### Objective
Give the data below again exactly as written, without its pictures.

### Dataset excerpt
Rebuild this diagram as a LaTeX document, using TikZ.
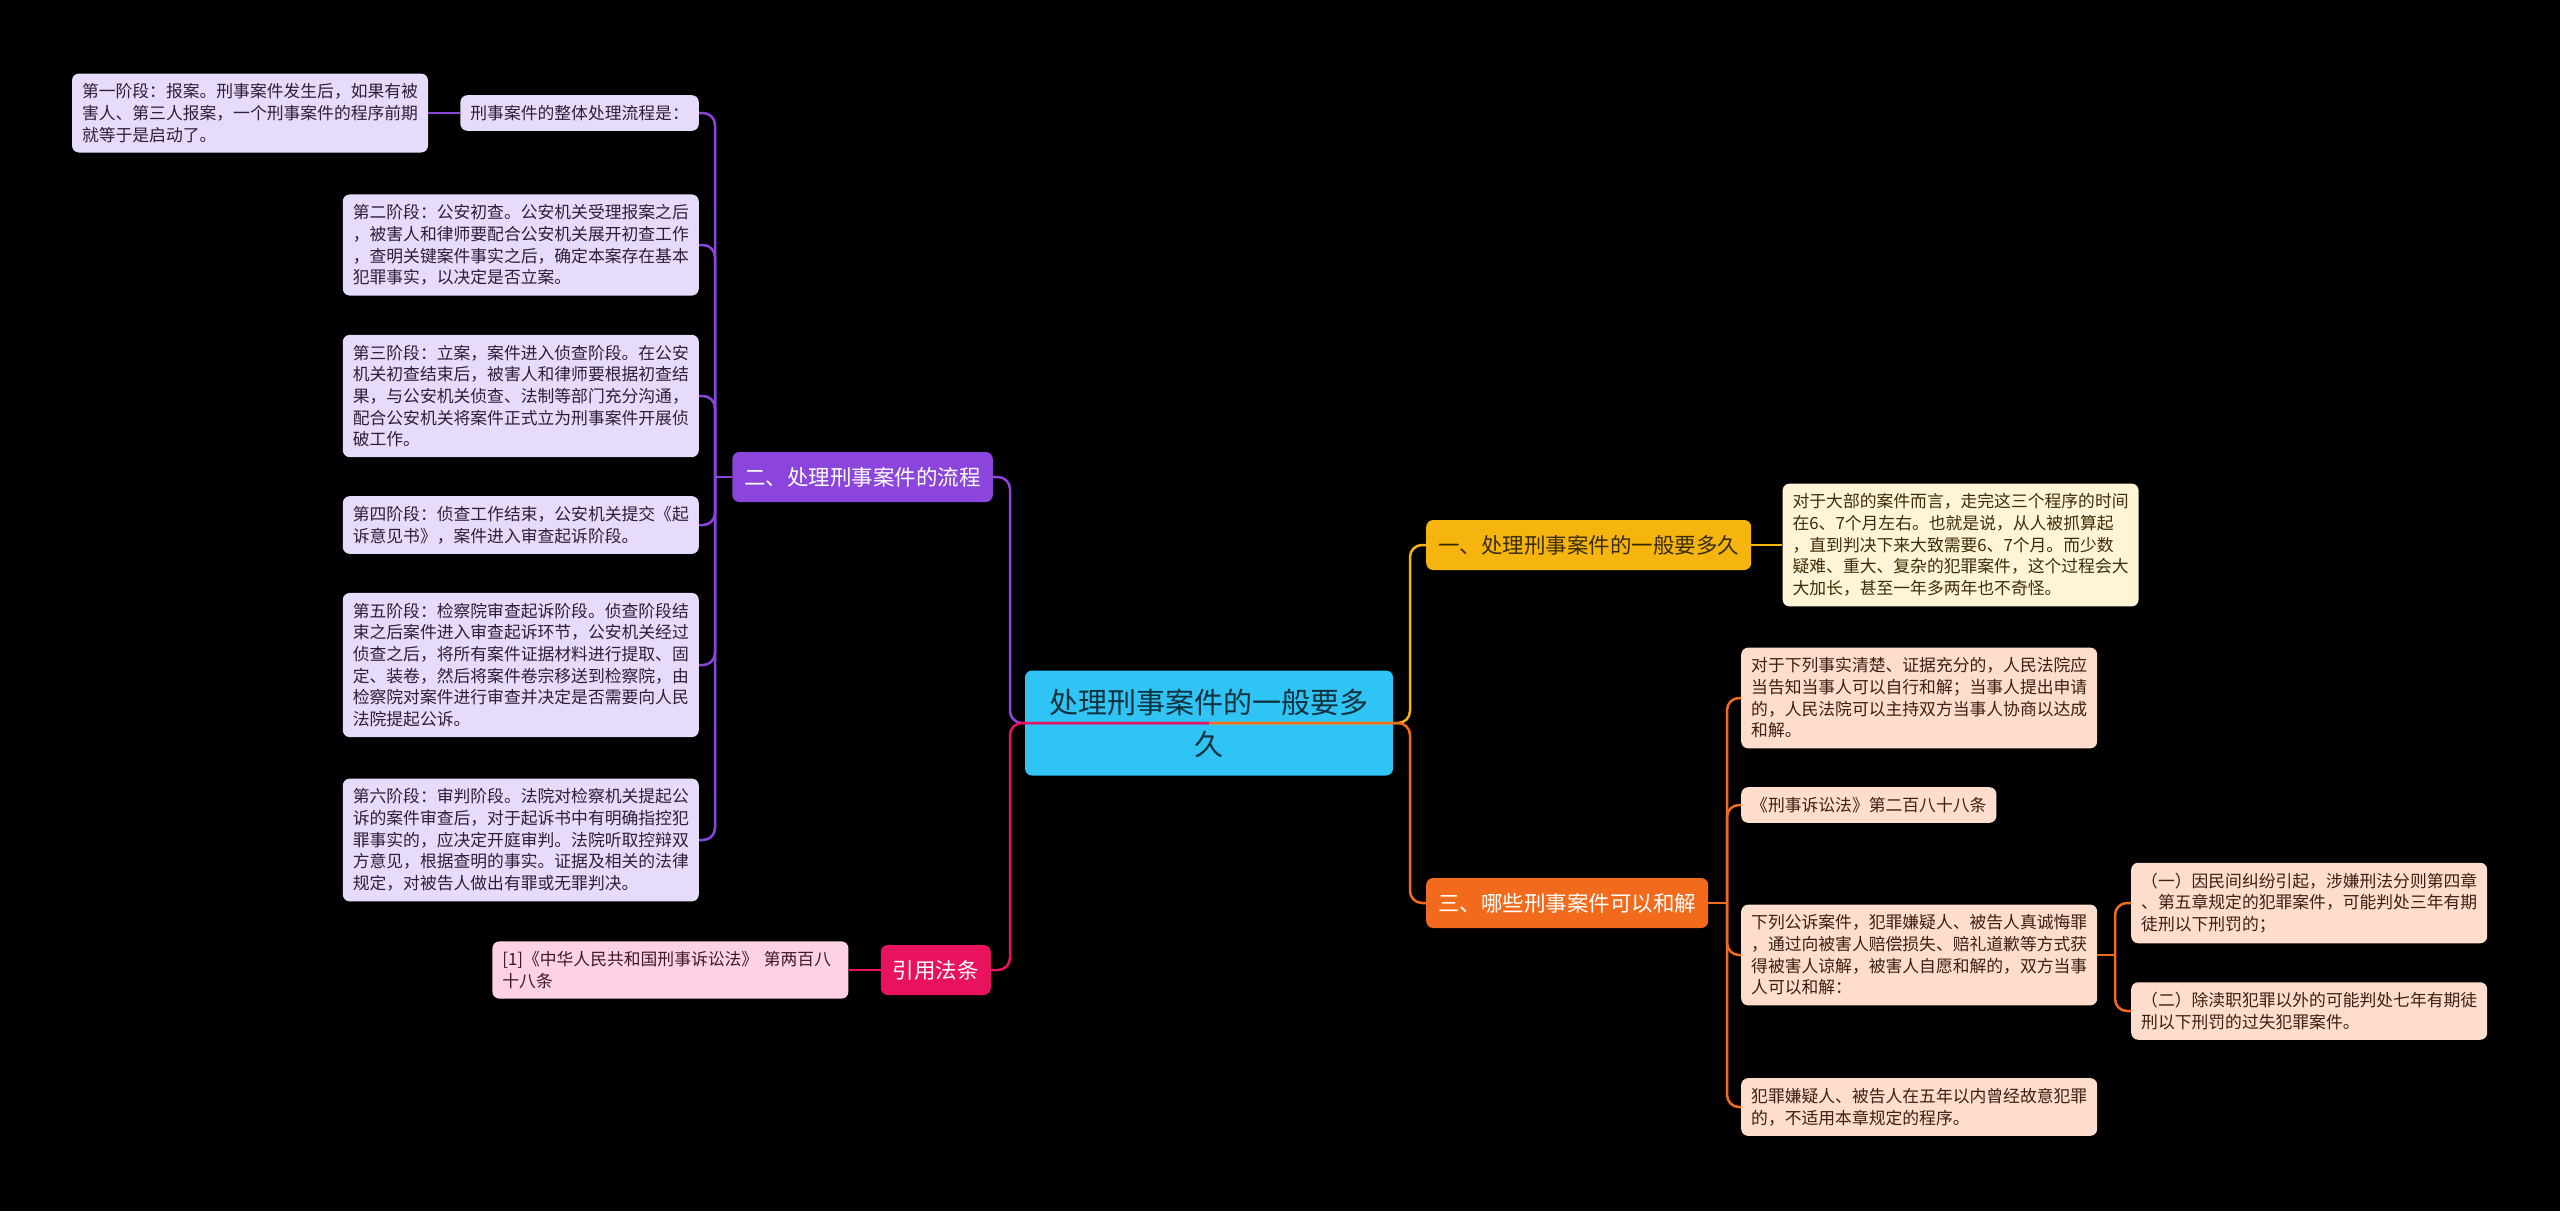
\documentclass[tikz,border=0pt]{standalone}
\usepackage{fontspec}
\newfontfamily\cjk{Noto Sans CJK SC}
\usetikzlibrary{positioning}

\definecolor{rootblue}{HTML}{2FC4F3}
\definecolor{roottext}{HTML}{10323F}
\definecolor{purp}{HTML}{8B45DD}
\definecolor{purpleaf}{HTML}{E6DBFA}
\definecolor{purptext}{HTML}{2B1F3A}
\definecolor{pinkc}{HTML}{E8125F}
\definecolor{pinkleaf}{HTML}{FFD1E5}
\definecolor{pinktext}{HTML}{3A1A28}
\definecolor{yel}{HTML}{F5B50E}
\definecolor{yelleaf}{HTML}{FFF4D6}
\definecolor{yeltext}{HTML}{3A2D0A}
\definecolor{ora}{HTML}{F26A1B}
\definecolor{oraleaf}{HTML}{FFDDCC}
\definecolor{oratext}{HTML}{3A2010}

\tikzset{
  leaf/.style={rectangle, rounded corners=7pt, text width=336pt, align=left,
    inner xsep=10pt, inner ysep=10pt, font=\cjk\fontsize{16.8}{21.7}\selectfont},
  branch/.style={rectangle, rounded corners=7pt, minimum height=50pt,
    inner xsep=12pt, inner ysep=0pt, font=\cjk\fontsize{21.5}{26}\selectfont},
  link/.style={line width=2.5pt, rounded corners=12pt},
}

\begin{document}
\begin{tikzpicture}[x=1pt,y=-1pt]
    % canvas in pixels of the reference
    \fill[black] (0,0) rectangle (2560,1211);
    \useasboundingbox (0,0) rectangle (2560,1211);

    % centre topic
    \node[rectangle, rounded corners=7pt, fill=rootblue, text=roottext,
      minimum width=368pt, minimum height=105pt, text width=320pt, align=center,
      font=\cjk\fontsize{29}{42}\selectfont] (root) at (1209,723)
      {处理刑事案件的一般要多\\久};

    % main branches
    \node[branch, fill=purp, text=white, anchor=east] (b2) at (993,477) {二、处理刑事案件的流程};
    \node[branch, fill=pinkc, text=white, anchor=east] (b4) at (991,970) {引用法条};
    \node[branch, fill=yel, text=yeltext, anchor=west] (b1) at (1426,545) {一、处理刑事案件的一般要多久};
    \node[branch, fill=ora, text=white, anchor=west] (b3) at (1426,903) {三、哪些刑事案件可以和解};

    % procedure stages
    \node[leaf, fill=purpleaf, text=purptext, text width=, anchor=east] (l0) at (699,113) {刑事案件的整体处理流程是：};
    \node[leaf, fill=purpleaf, text=purptext, left=32pt of l0] (l1)
      {第一阶段：报案。刑事案件发生后，如果有被\\害人、第三人报案，一个刑事案件的程序前期\\就等于是启动了。};
    \node[leaf, fill=purpleaf, text=purptext, anchor=east] (s2) at (699,245)
      {第二阶段：公安初查。公安机关受理报案之后\\，被害人和律师要配合公安机关展开初查工作\\，查明关键案件事实之后，确定本案存在基本\\犯罪事实，以决定是否立案。};
    \node[leaf, fill=purpleaf, text=purptext, anchor=east] (s3) at (699,396)
      {第三阶段：立案，案件进入侦查阶段。在公安\\机关初查结束后，被害人和律师要根据初查结\\果，与公安机关侦查、法制等部门充分沟通，\\配合公安机关将案件正式立为刑事案件开展侦\\破工作。};
    \node[leaf, fill=purpleaf, text=purptext, anchor=east] (s4) at (699,525)
      {第四阶段：侦查工作结束，公安机关提交《起\\诉意见书》，案件进入审查起诉阶段。};
    \node[leaf, fill=purpleaf, text=purptext, anchor=east] (s5) at (699,665)
      {第五阶段：检察院审查起诉阶段。侦查阶段结\\束之后案件进入审查起诉环节，公安机关经过\\侦查之后，将所有案件证据材料进行提取、固\\定、装卷，然后将案件卷宗移送到检察院，由\\检察院对案件进行审查并决定是否需要向人民\\法院提起公诉。};
    \node[leaf, fill=purpleaf, text=purptext, anchor=east] (s6) at (699,840)
      {第六阶段：审判阶段。法院对检察机关提起公\\诉的案件审查后，对于起诉书中有明确指控犯\\罪事实的，应决定开庭审判。法院听取控辩双\\方意见，根据查明的事实。证据及相关的法律\\规定，对被告人做出有罪或无罪判决。};

    % cited law
    \node[leaf, fill=pinkleaf, text=pinktext, left=32pt of b4] (ref)
      {[1]《中华人民共和国刑事诉讼法》 第两百八\\十八条};

    % duration
    \node[leaf, fill=yelleaf, text=yeltext, right=31pt of b1] (y1)
      {对于大部的案件而言，走完这三个程序的时间\\在6、7个月左右。也就是说，从人被抓算起\\，直到判决下来大致需要6、7个月。而少数\\疑难、重大、复杂的犯罪案件，这个过程会大\\大加长，甚至一年多两年也不奇怪。};

    % settlement
    \node[leaf, fill=oraleaf, text=oratext, anchor=west] (o1) at (1741,698)
      {对于下列事实清楚、证据充分的，人民法院应\\当告知当事人可以自行和解；当事人提出申请\\的，人民法院可以主持双方当事人协商以达成\\和解。};
    \node[leaf, fill=oraleaf, text=oratext, text width=, anchor=west] (o2) at (1741,805)
      {《刑事诉讼法》第二百八十八条};
    \node[leaf, fill=oraleaf, text=oratext, anchor=west] (o3) at (1741,955)
      {下列公诉案件，犯罪嫌疑人、被告人真诚悔罪\\，通过向被害人赔偿损失、赔礼道歉等方式获\\得被害人谅解，被害人自愿和解的，双方当事\\人可以和解：};
    \node[leaf, fill=oraleaf, text=oratext, anchor=west] (o4) at (1741,1107)
      {犯罪嫌疑人、被告人在五年以内曾经故意犯罪\\的，不适用本章规定的程序。};
    \node[leaf, fill=oraleaf, text=oratext, anchor=west] (p1) at (2131,903)
      {（一）因民间纠纷引起，涉嫌刑法分则第四章\\、第五章规定的犯罪案件，可能判处三年有期\\徒刑以下刑罚的；};
    \node[leaf, fill=oraleaf, text=oratext, anchor=west] (p2) at (2131,1011)
      {（二）除渎职犯罪以外的可能判处七年有期徒\\刑以下刑罚的过失犯罪案件。};

    % junctions
    \coordinate (lj) at (1010,723);
    \coordinate (rj) at (1410,723);
    \coordinate (pj) at (715,477);
    \coordinate (oj) at (1727,903);
    \coordinate (sj) at (2115,955);

    % connectors
    \draw[link, purp] (root.center) -- (lj) |- (b2.east);
    \draw[link, pinkc] (root.center) -- (lj) |- (b4.east);
    \draw[link, yel] (root.center) -- (rj) |- (b1.west);
    \draw[link, ora] (root.center) -- (rj) |- (b3.west);

    \draw[link, purp] (b2.west) -- (pj);
    \foreach \n in {l0,s2,s3,s4,s5,s6}
      \draw[link, purp] (pj) |- (\n.east);
    \draw[link, purp] (l0.west) -- (l1.east);

    \draw[link, pinkc] (b4.west) -- (ref.east);
    \draw[link, yel] (b1.east) -- (y1.west);

    \draw[link, ora] (b3.east) -- (oj);
    \foreach \n in {o1,o2,o3,o4}
      \draw[link, ora] (oj) |- (\n.west);
    \draw[link, ora] (o3.east) -- (sj);
    \foreach \n in {p1,p2}
      \draw[link, ora] (sj) |- (\n.west);
\end{tikzpicture}
\end{document}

### Final answer
Rebuild this diagram as a LaTeX document, using TikZ.
\documentclass[tikz,border=0pt]{standalone}
\usepackage{fontspec}
\newfontfamily\cjk{Noto Sans CJK SC}
\usetikzlibrary{positioning}

\definecolor{rootblue}{HTML}{2FC4F3}
\definecolor{roottext}{HTML}{10323F}
\definecolor{purp}{HTML}{8B45DD}
\definecolor{purpleaf}{HTML}{E6DBFA}
\definecolor{purptext}{HTML}{2B1F3A}
\definecolor{pinkc}{HTML}{E8125F}
\definecolor{pinkleaf}{HTML}{FFD1E5}
\definecolor{pinktext}{HTML}{3A1A28}
\definecolor{yel}{HTML}{F5B50E}
\definecolor{yelleaf}{HTML}{FFF4D6}
\definecolor{yeltext}{HTML}{3A2D0A}
\definecolor{ora}{HTML}{F26A1B}
\definecolor{oraleaf}{HTML}{FFDDCC}
\definecolor{oratext}{HTML}{3A2010}

\tikzset{
  leaf/.style={rectangle, rounded corners=7pt, text width=336pt, align=left,
    inner xsep=10pt, inner ysep=10pt, font=\cjk\fontsize{16.8}{21.7}\selectfont},
  branch/.style={rectangle, rounded corners=7pt, minimum height=50pt,
    inner xsep=12pt, inner ysep=0pt, font=\cjk\fontsize{21.5}{26}\selectfont},
  link/.style={line width=2.5pt, rounded corners=12pt},
}

\begin{document}
\begin{tikzpicture}[x=1pt,y=-1pt]
    % canvas in pixels of the reference
    \fill[black] (0,0) rectangle (2560,1211);
    \useasboundingbox (0,0) rectangle (2560,1211);

    % centre topic
    \node[rectangle, rounded corners=7pt, fill=rootblue, text=roottext,
      minimum width=368pt, minimum height=105pt, text width=320pt, align=center,
      font=\cjk\fontsize{29}{42}\selectfont] (root) at (1209,723)
      {处理刑事案件的一般要多\\久};

    % main branches
    \node[branch, fill=purp, text=white, anchor=east] (b2) at (993,477) {二、处理刑事案件的流程};
    \node[branch, fill=pinkc, text=white, anchor=east] (b4) at (991,970) {引用法条};
    \node[branch, fill=yel, text=yeltext, anchor=west] (b1) at (1426,545) {一、处理刑事案件的一般要多久};
    \node[branch, fill=ora, text=white, anchor=west] (b3) at (1426,903) {三、哪些刑事案件可以和解};

    % procedure stages
    \node[leaf, fill=purpleaf, text=purptext, text width=, anchor=east] (l0) at (699,113) {刑事案件的整体处理流程是：};
    \node[leaf, fill=purpleaf, text=purptext, left=32pt of l0] (l1)
      {第一阶段：报案。刑事案件发生后，如果有被\\害人、第三人报案，一个刑事案件的程序前期\\就等于是启动了。};
    \node[leaf, fill=purpleaf, text=purptext, anchor=east] (s2) at (699,245)
      {第二阶段：公安初查。公安机关受理报案之后\\，被害人和律师要配合公安机关展开初查工作\\，查明关键案件事实之后，确定本案存在基本\\犯罪事实，以决定是否立案。};
    \node[leaf, fill=purpleaf, text=purptext, anchor=east] (s3) at (699,396)
      {第三阶段：立案，案件进入侦查阶段。在公安\\机关初查结束后，被害人和律师要根据初查结\\果，与公安机关侦查、法制等部门充分沟通，\\配合公安机关将案件正式立为刑事案件开展侦\\破工作。};
    \node[leaf, fill=purpleaf, text=purptext, anchor=east] (s4) at (699,525)
      {第四阶段：侦查工作结束，公安机关提交《起\\诉意见书》，案件进入审查起诉阶段。};
    \node[leaf, fill=purpleaf, text=purptext, anchor=east] (s5) at (699,665)
      {第五阶段：检察院审查起诉阶段。侦查阶段结\\束之后案件进入审查起诉环节，公安机关经过\\侦查之后，将所有案件证据材料进行提取、固\\定、装卷，然后将案件卷宗移送到检察院，由\\检察院对案件进行审查并决定是否需要向人民\\法院提起公诉。};
    \node[leaf, fill=purpleaf, text=purptext, anchor=east] (s6) at (699,840)
      {第六阶段：审判阶段。法院对检察机关提起公\\诉的案件审查后，对于起诉书中有明确指控犯\\罪事实的，应决定开庭审判。法院听取控辩双\\方意见，根据查明的事实。证据及相关的法律\\规定，对被告人做出有罪或无罪判决。};

    % cited law
    \node[leaf, fill=pinkleaf, text=pinktext, left=32pt of b4] (ref)
      {[1]《中华人民共和国刑事诉讼法》 第两百八\\十八条};

    % duration
    \node[leaf, fill=yelleaf, text=yeltext, right=31pt of b1] (y1)
      {对于大部的案件而言，走完这三个程序的时间\\在6、7个月左右。也就是说，从人被抓算起\\，直到判决下来大致需要6、7个月。而少数\\疑难、重大、复杂的犯罪案件，这个过程会大\\大加长，甚至一年多两年也不奇怪。};

    % settlement
    \node[leaf, fill=oraleaf, text=oratext, anchor=west] (o1) at (1741,698)
      {对于下列事实清楚、证据充分的，人民法院应\\当告知当事人可以自行和解；当事人提出申请\\的，人民法院可以主持双方当事人协商以达成\\和解。};
    \node[leaf, fill=oraleaf, text=oratext, text width=, anchor=west] (o2) at (1741,805)
      {《刑事诉讼法》第二百八十八条};
    \node[leaf, fill=oraleaf, text=oratext, anchor=west] (o3) at (1741,955)
      {下列公诉案件，犯罪嫌疑人、被告人真诚悔罪\\，通过向被害人赔偿损失、赔礼道歉等方式获\\得被害人谅解，被害人自愿和解的，双方当事\\人可以和解：};
    \node[leaf, fill=oraleaf, text=oratext, anchor=west] (o4) at (1741,1107)
      {犯罪嫌疑人、被告人在五年以内曾经故意犯罪\\的，不适用本章规定的程序。};
    \node[leaf, fill=oraleaf, text=oratext, anchor=west] (p1) at (2131,903)
      {（一）因民间纠纷引起，涉嫌刑法分则第四章\\、第五章规定的犯罪案件，可能判处三年有期\\徒刑以下刑罚的；};
    \node[leaf, fill=oraleaf, text=oratext, anchor=west] (p2) at (2131,1011)
      {（二）除渎职犯罪以外的可能判处七年有期徒\\刑以下刑罚的过失犯罪案件。};

    % junctions
    \coordinate (lj) at (1010,723);
    \coordinate (rj) at (1410,723);
    \coordinate (pj) at (715,477);
    \coordinate (oj) at (1727,903);
    \coordinate (sj) at (2115,955);

    % connectors
    \draw[link, purp] (root.center) -- (lj) |- (b2.east);
    \draw[link, pinkc] (root.center) -- (lj) |- (b4.east);
    \draw[link, yel] (root.center) -- (rj) |- (b1.west);
    \draw[link, ora] (root.center) -- (rj) |- (b3.west);

    \draw[link, purp] (b2.west) -- (pj);
    \foreach \n in {l0,s2,s3,s4,s5,s6}
      \draw[link, purp] (pj) |- (\n.east);
    \draw[link, purp] (l0.west) -- (l1.east);

    \draw[link, pinkc] (b4.west) -- (ref.east);
    \draw[link, yel] (b1.east) -- (y1.west);

    \draw[link, ora] (b3.east) -- (oj);
    \foreach \n in {o1,o2,o3,o4}
      \draw[link, ora] (oj) |- (\n.west);
    \draw[link, ora] (o3.east) -- (sj);
    \foreach \n in {p1,p2}
      \draw[link, ora] (sj) |- (\n.west);
\end{tikzpicture}
\end{document}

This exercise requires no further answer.